A GIDE, analisada em uma perspectiva crítica, é compreendida como mais um
instrumento de gestão voltado, estritamente, para a produção de resultados,
distanciando-se da concepção de educação como processo de formação humana e
integral do sujeito. Os fundamentos teóricos e as práticas que norteiam esse modelo de
gestão estão alinhados com os princípios da reforma do Estado. Nesse sentido, a
implementação da GIDE, na rede estadual de ensino do Rio de Janeiro, tem sido eficaz
na redefinição da relação entre Estado e Sociedade, a partir de um duplo movimento: na
capacidade de mediação do conflito entre o capital e o trabalho e no redirecionamento
do uso do fundo público.
Por sua vez, os AAGEs foram treinados pelo INDG para os atuarem como
agentes do consenso, devido a dinâmica do seu trabalho: não cumprem a função de
supervisores no modelo tradicional, nem mesmo de capataz. A ideia de acompanhar a
rotina da escola acaba por diluir os estranhamentos com o corpo docente, no entanto, os
conflitos são decorrentes, mas não chegam a ser um impedimento na implementação e
no desenvolvimento da GIDE nas escolas. Como descreve Costa (2015), a implantação
da GIDE na Rede Estadual aconteceu inicialmente com muitos obstáculos: o descrédito
dos gestores e professores; a dificuldade de atrair os alunos para participarem das
avaliações externas; e a reação sindical por meio de paralisações e greves. Porém, aos
poucos, as escolas foram aderindo ao novo modelo de gestão escolar implementado pela
SEEDUC-RJ, aumentado a participação e o envolvimento dos docentes da instituição,
diminuindo a resistência. A hipótese da autora é de que o papel desempenhado pelo
Comitê da GIDE, juntamente como os AAGEs, foi decisivo para aceitação dessa
ferramenta gerencial pelo conjunto do corpo docente (COSTA, 2015, p.15).
Considerações Finais
A crise do bloco histórico fordista/keynesiano, na década de 1970, estabeleceu
um processo de reação burguesa com objetivo de recuperar o seu padrão de acumulação
capitalista. Desse modo, um duplo movimento foi iniciado, gerando mudanças na
organização e na gestão do trabalho e alterações nos mecanismo de mediação do
conflito entre classes sociais, decorrentes do processo da reforma do Estado. No aspecto
12
estrutural das relações sociais de produção, a recomposição burguesa materializou-se no
Modelo Japonês, marcado pela intensificação da precarização do trabalho.
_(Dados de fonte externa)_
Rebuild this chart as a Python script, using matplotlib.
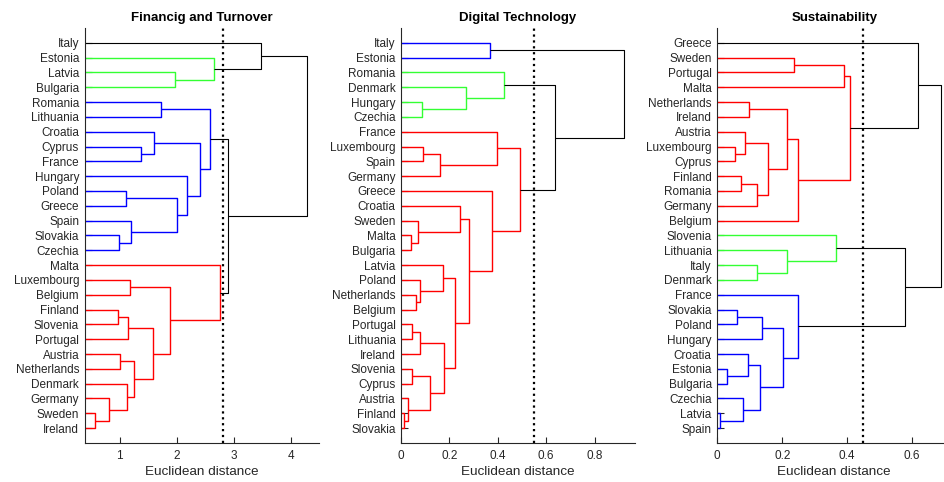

No aspecto superestrutural, analisou-se que a recomposição burguesa teve
desdobramentos tanto na Sociedade política, quanto na Sociedade Civil. Nessa última,
houve a insurgência de um amplo conjunto de organizações de interesses das classes
dominantes, sistematizando e difundindo uma nova ofensiva do capital, criada no
interior dos organismos internacionais (Banco Mundial, Unesco e Cepal ), a partir de
uma série de documentos sobre o tema da educação. Esses documentos foram
assimilados por intelectuais individuais e coletivos, incluindo brasileiros.
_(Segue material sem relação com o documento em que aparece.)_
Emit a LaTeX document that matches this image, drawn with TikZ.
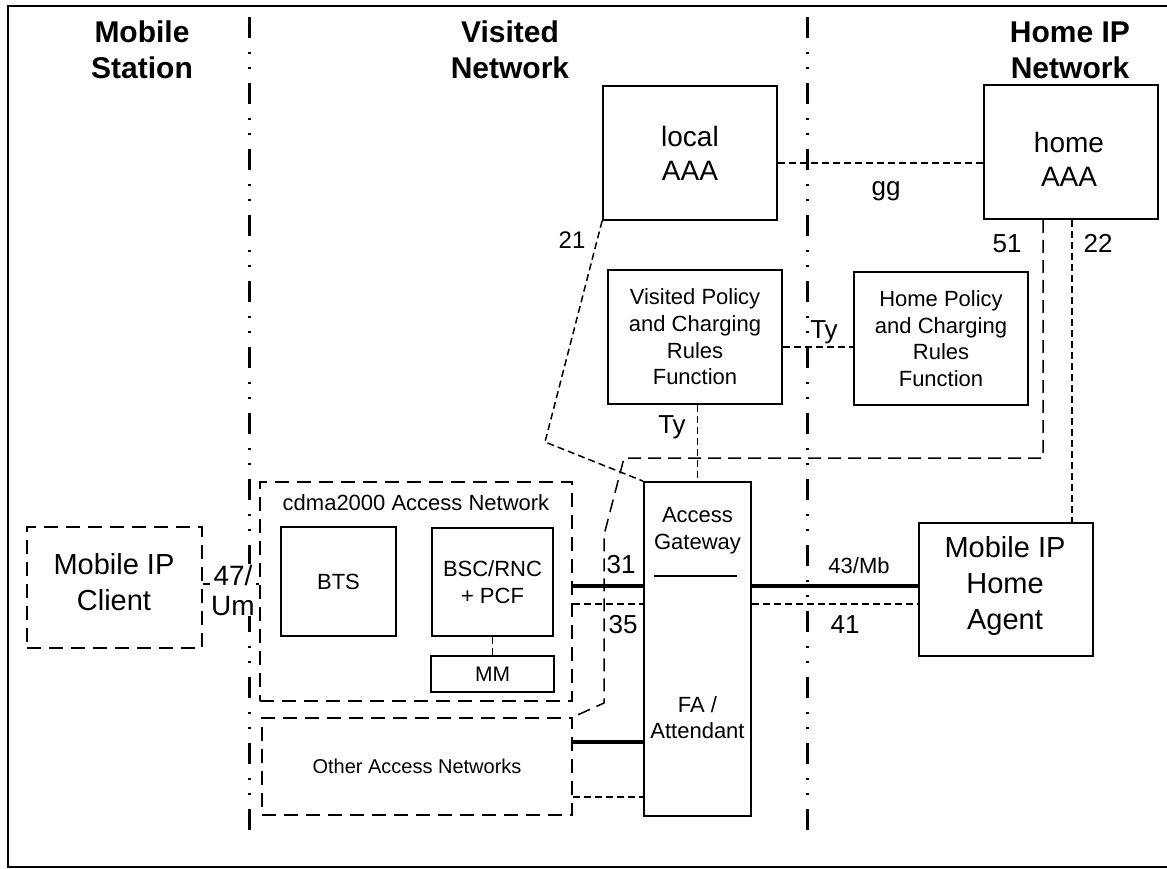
\documentclass[tikz,border=0pt]{standalone}
\usepackage{fontspec}
\setmainfont{Liberation Sans}
\newcommand{\fsz}[2]{\fontsize{#1}{#2}\selectfont}
\begin{document}
\begin{tikzpicture}[x=1pt,y=-1pt,
  frame/.style={line width=2.5pt},
  box/.style={draw, line width=1.8pt, inner sep=0pt, align=center},
  dbox/.style={draw, line width=1.8pt, dash pattern=on 14pt off 8pt, inner sep=0pt, align=center},
  border/.style={line width=3pt, dash pattern=on 21pt off 14pt on 2pt off 13pt on 2pt off 14pt},
  dlink/.style={line width=1.5pt, dash pattern=on 7pt off 4pt},
  longlink/.style={line width=1.5pt, dash pattern=on 13pt off 7pt},
  bearer/.style={line width=3.2pt},
  head/.style={font=\fsz{30}{36}\bfseries, align=center, inner sep=0pt},
  lbl/.style={font=\fsz{26}{30}, inner sep=0pt, anchor=base},
  txt/.style={inner sep=0pt, align=center}]
\useasboundingbox (0,0) rectangle (1167,869);

% outer frame
\draw[frame] (1167,6) -- (8,6) -- (8,867) -- (1167,867);

% domain borders
\draw[border] (249,17) -- (249,830);
\draw[border] (807,17) -- (807,830);

% domain headings
\node[head] (hms) at (142,50) {Mobile\\Station};
\node[head] (hvn) at (510,50) {Visited\\Network};
\node[head] (hhn) at (1070,50) {Home IP\\Network};

% AAA servers
\node[box, minimum width=174, minimum height=134, font=\fsz{28}{34}] (laaa) at (690,153) {local\\AAA};
\node[box, minimum width=174, minimum height=134] (haaa) at (1071,152) {};
\node[txt, font=\fsz{28}{34}] (haaat) at (1069,159) {home\\AAA};

% policy functions
\node[box, minimum width=174, minimum height=134, font=\fsz{22}{26.7}] (vpcrf) at (695,337)
  {Visited Policy\\and Charging\\Rules\\Function};
\node[box, minimum width=174, minimum height=133, font=\fsz{22}{26.7}] (hpcrf) at (941,338.5)
  {Home Policy\\and Charging\\Rules\\Function};

% access gateway
\node[box, minimum width=107, minimum height=334] (ag) at (697.5,649) {};
\node[txt, font=\fsz{22}{27}] (agt) at (697.5,531) {Access\\Gateway};
\node[txt, font=\fsz{22}{26}] (fat) at (697.5,718) {FA /\\Attendant};
\draw[line width=1.5pt] (654,576) -- (737,576);

% home agent
\node[box, minimum width=174, minimum height=133] (ha) at (1006,589.5) {};
\node[txt, font=\fsz{29}{36}] (hat) at (1005,586) {Mobile IP\\Home\\Agent};

% mobile station
\node[dbox, minimum width=175, minimum height=121] (msc) at (114.5,587.5) {};
\node[txt, font=\fsz{29}{36}] (msct) at (114,582) {Mobile IP\\Client};

% access networks
\node[dbox, minimum width=312, minimum height=219] (cdma) at (416,591.5) {};
\node[txt, font=\fsz{22}{26}] (cdmat) at (416,503) {cdma2000 Access Network};
\node[box, minimum width=115, minimum height=109, font=\fsz{22}{26}] (bts) at (338.5,581.5) {BTS};
\node[box, minimum width=121, minimum height=108, font=\fsz{22}{27}] (bsc) at (492.5,582) {BSC/RNC\\+ PCF};
\node[box, minimum width=123, minimum height=36, font=\fsz{21}{25}] (mm) at (492.5,674) {MM};
\node[dbox, minimum width=310, minimum height=97, font=\fsz{20}{24}] (oan) at (417,766.5) {Other Access Networks};

% reference levels for connectors
\coordinate (yGG) at (0,163);
\coordinate (yTY) at (0,347);
\coordinate (yUM) at (0,584);
\coordinate (yB) at (0,586);
\coordinate (yS) at (0,604);
\coordinate (yOB) at (0,742);
\coordinate (yOS) at (0,797);
\coordinate (x51) at (1043,0);
\coordinate (x22) at (1072,0);
\coordinate (b21) at (545,442);
\coordinate (p51a) at (1043,458);
\coordinate (p51b) at (624,458);
\coordinate (p51c) at (604,535);
\coordinate (p51d) at (604,703);

% AAA and policy interfaces
\draw[dlink] (laaa.east |- yGG) -- (haaa.west |- yGG);
\draw[dlink] (laaa.south west) -- (b21) -- (ag.north west);
\draw[dlink] (x22 |- haaa.south) -- (x22 |- ha.north);
\draw[longlink] (x51 |- haaa.south) -- (p51a) -- (p51b) -- (p51c) -- (p51d) -- (oan.north east);
\draw[dlink] (vpcrf.east |- yTY) -- (hpcrf.west |- yTY);
\draw[dlink] (ag.north |- vpcrf.south) -- (ag.north);
\draw[dlink] (bsc.south) -- (mm.north);

% bearer and signalling links
\draw[line width=1.8pt] (msc.east |- yUM) -- (cdma.west |- yUM);
\draw[bearer] (cdma.east |- yB) -- (ag.west |- yB);
\draw[dlink] (cdma.east |- yS) -- (ag.west |- yS);
\draw[bearer] (ag.east |- yB) -- (ha.west |- yB);
\draw[dlink] (ag.east |- yS) -- (ha.west |- yS);
\draw[bearer] (oan.east |- yOB) -- (ag.west |- yOB);
\draw[dlink] (oan.east |- yOS) -- (ag.west |- yOS);

% interface labels
\node[txt, font=\fsz{28}{30}, fill=white, inner sep=1pt] (l47) at (233,590) {47/\\Um};
\node[lbl, font=\fsz{24}{28}] (l21) at (572,248) {21};
\node[lbl] (lgg) at (886,196) {gg};
\node[lbl] (l51) at (1007,252) {51};
\node[lbl] (l22) at (1098,252) {22};
\node[lbl] (lty1) at (824,338) {Ty};
\node[lbl] (lty2) at (672,433) {Ty};
\node[lbl] (l31) at (621,573) {31};
\node[lbl] (l35) at (623,633) {35};
\node[lbl, font=\fsz{22}{26}] (l43) at (859,573) {43/Mb};
\node[lbl] (l41) at (845,633) {41};
\end{tikzpicture}
\end{document}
Esse processo caracterizou-se no contexto da inserção do modelo de gestão
empresarial, no sistema público de ensino. No contexto da reforma gerencial do Estado,
a difusão desse modelo vem ocorrendo por organismos da Sociedade Civil, que
representam a burguesia empresarial. O INDG teve um destaque especial por ter sido o
pioneiro na prestação do serviço de consultoria de gestão por resultados na aparelhagem
estatal. O INDG é um APH, exemplo da articulação da classe burguesa para
manutenção da sua hegemonia, e pode ser visto a partir do mapeamento do conselho de
dirigente. A relação desse organismo da Sociedade Civil com agências da Sociedade
Política permite entender o conceito de Estado Ampliado de Gramsci.
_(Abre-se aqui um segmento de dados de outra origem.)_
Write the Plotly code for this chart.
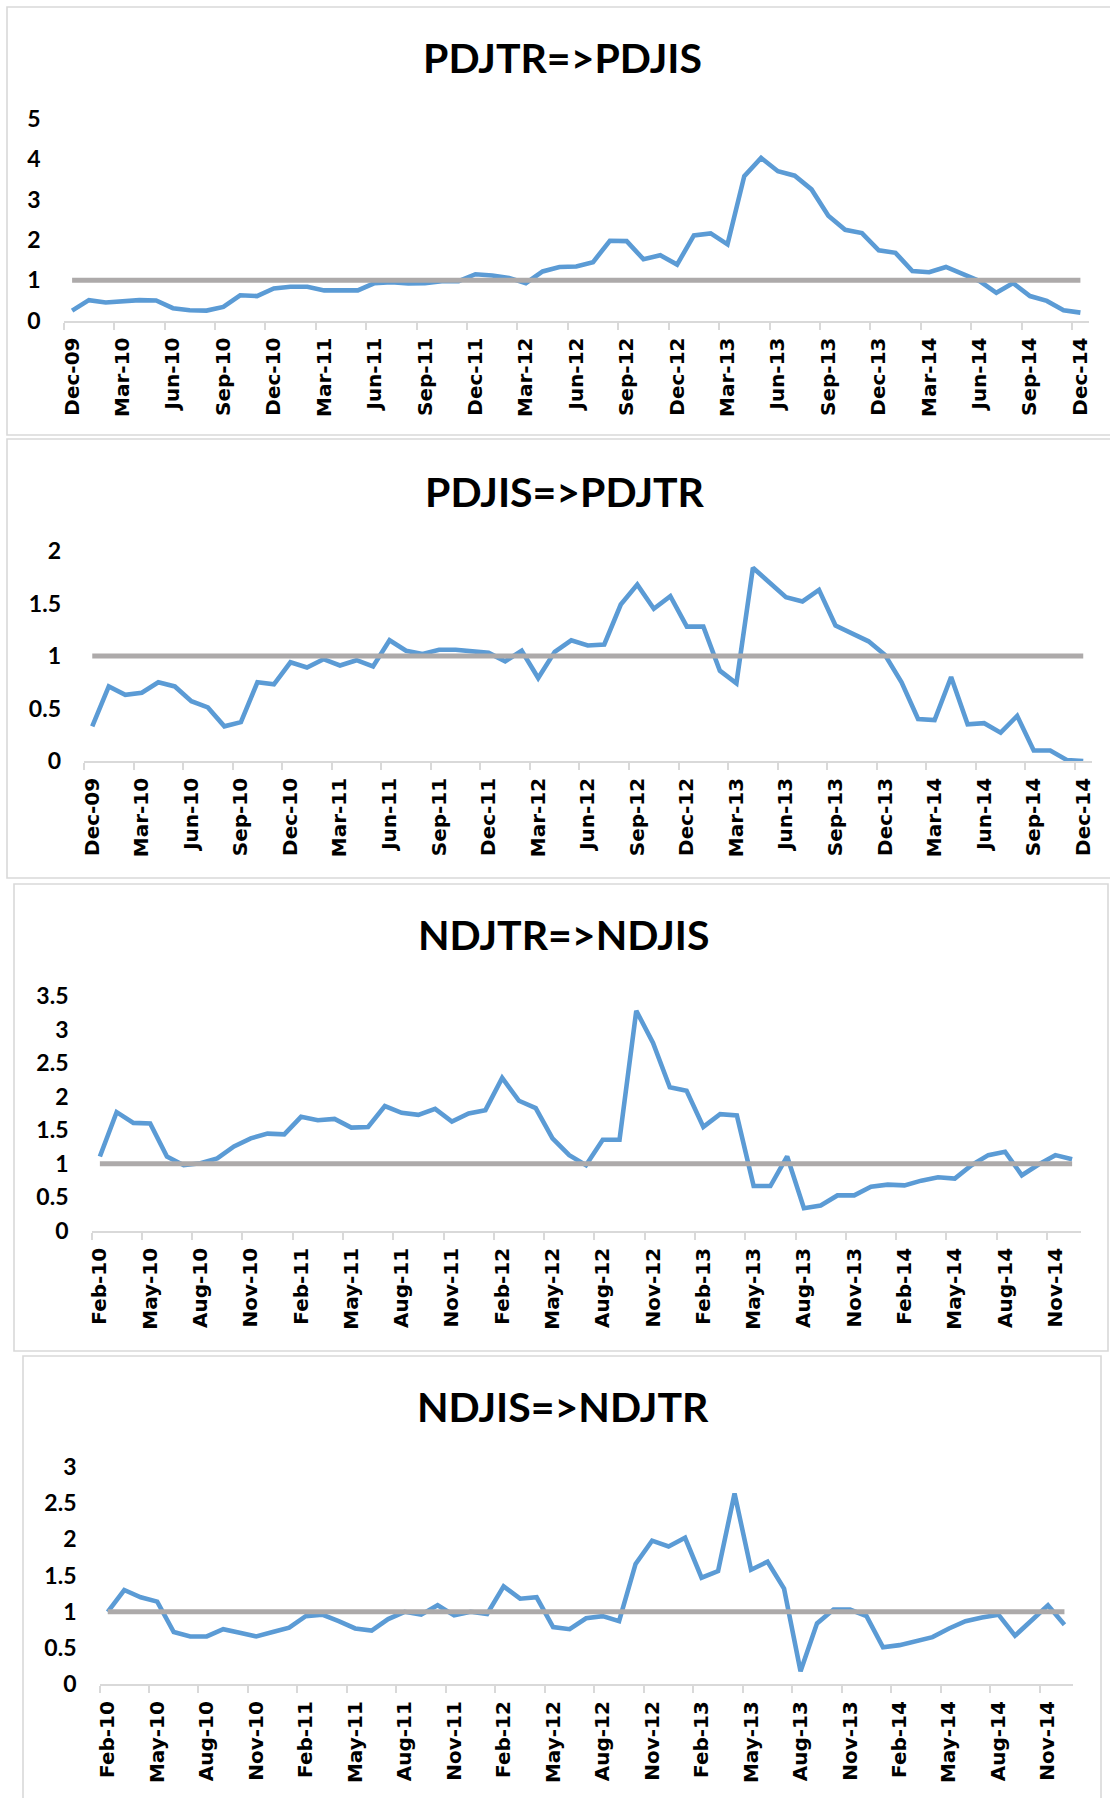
import plotly.graph_objects as go
import pandas as pd

# ---------------- data ----------------
months_pd = pd.date_range("2009-12-01", periods=61, freq="MS").strftime("%b-%y").tolist()
months_nd = pd.date_range("2010-02-01", periods=59, freq="MS").strftime("%b-%y").tolist()

ticklabels_pd = months_pd[::3]   # Dec-09 ... Dec-14
ticklabels_nd = months_nd[::3]   # Feb-10 ... Nov-14

pdjtr_to_pdjis = [0.25, 0.51, 0.45, 0.47, 0.51, 0.50, 0.31, 0.26, 0.25, 0.34,
                  0.63, 0.61, 0.80, 0.84, 0.84, 0.75, 0.76, 0.75, 0.93, 0.95,
                  0.92, 0.93, 0.98, 0.98, 1.15, 1.12, 1.06, 0.93, 1.22, 1.33,
                  1.34, 1.45, 1.98, 1.97, 1.52, 1.62, 1.39, 2.11, 2.16, 1.89,
                  3.58, 4.03, 3.70, 3.59, 3.25, 2.60, 2.25, 2.17, 1.74, 1.68,
                  1.23, 1.20, 1.33, 1.14, 0.98, 0.69, 0.93, 0.61, 0.49, 0.26, 0.20]

pdjis_to_pdjtr = [0.33, 0.71, 0.63, 0.65, 0.75, 0.71, 0.57, 0.51, 0.33, 0.37,
                  0.75, 0.73, 0.94, 0.89, 0.97, 0.91, 0.96, 0.90, 1.15, 1.05,
                  1.02, 1.06, 1.06, 1.05, 1.03, 0.95, 1.05, 0.79, 1.04, 1.15,
                  1.10, 1.11, 1.49, 1.68, 1.45, 1.57, 1.28, 1.28, 0.86, 0.74,
                  1.84, 1.70, 1.56, 1.52, 1.63, 1.29, 1.21, 1.14, 1.01, 0.75,
                  0.40, 0.39, 0.80, 0.35, 0.36, 0.27, 0.43, 0.10, 0.10, 0.01, 0.00]

ndjtr_to_ndjis = [1.11, 1.77, 1.61, 1.60, 1.11, 0.98, 1.01, 1.08, 1.26, 1.38,
                  1.45, 1.44, 1.70, 1.65, 1.67, 1.54, 1.55, 1.86, 1.76, 1.73,
                  1.82, 1.63, 1.75, 1.80, 2.28, 1.94, 1.83, 1.38, 1.13, 0.98,
                  1.36, 1.36, 3.28, 2.80, 2.14, 2.09, 1.55, 1.74, 1.72, 0.67,
                  0.67, 1.11, 0.34, 0.38, 0.53, 0.53, 0.66, 0.69, 0.68, 0.75,
                  0.80, 0.78, 0.98, 1.13, 1.18, 0.83, 0.99, 1.13, 1.07]

ndjis_to_ndjtr = [1.00, 1.30, 1.20, 1.14, 0.72, 0.66, 0.66, 0.76, 0.71, 0.66,
                  0.72, 0.78, 0.94, 0.96, 0.87, 0.77, 0.74, 0.90, 1.00, 0.96,
                  1.09, 0.95, 1.00, 0.97, 1.35, 1.18, 1.20, 0.79, 0.76, 0.91,
                  0.94, 0.87, 1.66, 1.98, 1.90, 2.02, 1.47, 1.56, 2.63, 1.58,
                  1.69, 1.32, 0.18, 0.84, 1.03, 1.03, 0.94, 0.51, 0.54, 0.60,
                  0.65, 0.77, 0.87, 0.92, 0.96, 0.67, 0.88, 1.09, 0.82]

threshold = 1.0

titles = ["PDJTR=>PDJIS", "PDJIS=>PDJTR", "NDJTR=>NDJIS", "NDJIS=>NDJTR"]
series = [pdjtr_to_pdjis, pdjis_to_pdjtr, ndjtr_to_ndjis, ndjis_to_ndjtr]
categories = [months_pd, months_pd, months_nd, months_nd]
ticklabels = [ticklabels_pd, ticklabels_pd, ticklabels_nd, ticklabels_nd]
ymax = [5, 2, 3.5, 3]
ydtick = [1, 0.5, 0.5, 0.5]

# ---------------- layout (pixel geometry) ----------------
W, H = 1110, 1798
xdom_px = [(63.7, 1088.8), (84.0, 1091.5), (91.5, 1080.5), (99.5, 1072.7)]
ydom_px = [(320.7, 118.7), (761.0, 551.0), (1231.0, 996.0), (1684.3, 1466.7)]
box_px = [(7, 7, 1125, 435), (7, 439, 1125, 878), (14, 884, 1108, 1351), (23, 1356, 1101, 1820)]
title_px = [(562, 58), (565, 491), (563, 934), (563, 1406)]

BLUE = "#5B9BD5"
GREY = "#ADAAAA"
AXIS = "#D9D9D9"

fx = lambda px: px / W
fy = lambda py: 1 - py / H

fig = go.Figure()
shapes, annotations = [], []
for k in range(4):
    n = len(categories[k])
    idx = list(range(n))
    xa = "x" if k == 0 else f"x{k+1}"
    ya = "y" if k == 0 else f"y{k+1}"
    fig.add_trace(go.Scatter(x=idx, y=series[k], mode="lines", xaxis=xa, yaxis=ya,
                             line=dict(color=BLUE, width=4.6), text=categories[k],
                             hovertemplate="%{text}: %{y}<extra></extra>", showlegend=False))
    fig.add_trace(go.Scatter(x=idx, y=[threshold] * n, mode="lines", xaxis=xa, yaxis=ya,
                             line=dict(color=GREY, width=5), hoverinfo="skip", showlegend=False))

    lab_idx = idx[::3]
    xkey = "xaxis" if k == 0 else f"xaxis{k+1}"
    ykey = "yaxis" if k == 0 else f"yaxis{k+1}"
    fig.layout[xkey] = dict(
        domain=[fx(xdom_px[k][0]), fx(xdom_px[k][1])],
        anchor=ya, range=[-0.5, n - 0.5], tickmode="array",
        tickvals=lab_idx, ticktext=ticklabels[k], ticks="", tickangle=-90,
        ticklabelstandoff=7, automargin=False,
        tickfont=dict(family="DejaVu Sans", size=20, color="#000000", weight="bold"),
        showline=True, linecolor=AXIS, linewidth=1.6, showgrid=False, zeroline=False,
        minor=dict(tickmode="array", tickvals=[i - 0.5 for i in lab_idx], ticks="outside",
                   ticklen=7, tickwidth=1.6, tickcolor=AXIS, showgrid=False),
        fixedrange=True,
    )
    fig.layout[ykey] = dict(
        domain=[fy(ydom_px[k][0]), fy(ydom_px[k][1])],
        anchor=xa, range=[0, ymax[k]], dtick=ydtick[k], tick0=0, ticks="",
        ticklabelstandoff=22, automargin=False,
        tickfont=dict(family="Lato", size=23, color="#000000", weight="bold"),
        showline=False, showgrid=False, zeroline=False, fixedrange=True,
    )
    x0, y0, x1, y1 = box_px[k]
    shapes.append(dict(type="rect", xref="paper", yref="paper", x0=fx(x0), x1=fx(x1),
                       y0=fy(y0), y1=fy(y1), line=dict(color=AXIS, width=1.6), layer="below"))
    annotations.append(dict(text=titles[k], xref="paper", yref="paper",
                            x=fx(title_px[k][0]), y=fy(title_px[k][1]),
                            xanchor="center", yanchor="middle", showarrow=False,
                            font=dict(family="Lato", size=41, color="#000000", weight="bold")))

fig.update_layout(width=W, height=H, autosize=False, margin=dict(l=0, r=0, t=0, b=0, pad=0),
                  paper_bgcolor="white", plot_bgcolor="white",
                  shapes=shapes, annotations=annotations)

fig.write_html("out.html", config={"displayModeBar": False},
               post_script="document.body.style.margin='0px';")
Sendo assim, a partir do estudo empírico do modelo de gestão empresarial, na
rede estadual de ensino do Rio de Janeiro, analisou-se a implementação e o
desenvolvimento do sistema de Gestão Integrada da Escola (GIDE), sistematizado pelo
INDG, na SEEDUC-RJ, e difundido nas escolas estaduais pelos os AAGEs. Esses
agentes foram treinados na metodologia do Instituto com objetivo de acompanhar a
implementação desse modelo de gestão, cumprindo um papel de intelectual orgânico,
educador ou difusor da concepção de mundo empresarial, nas escolas públicas.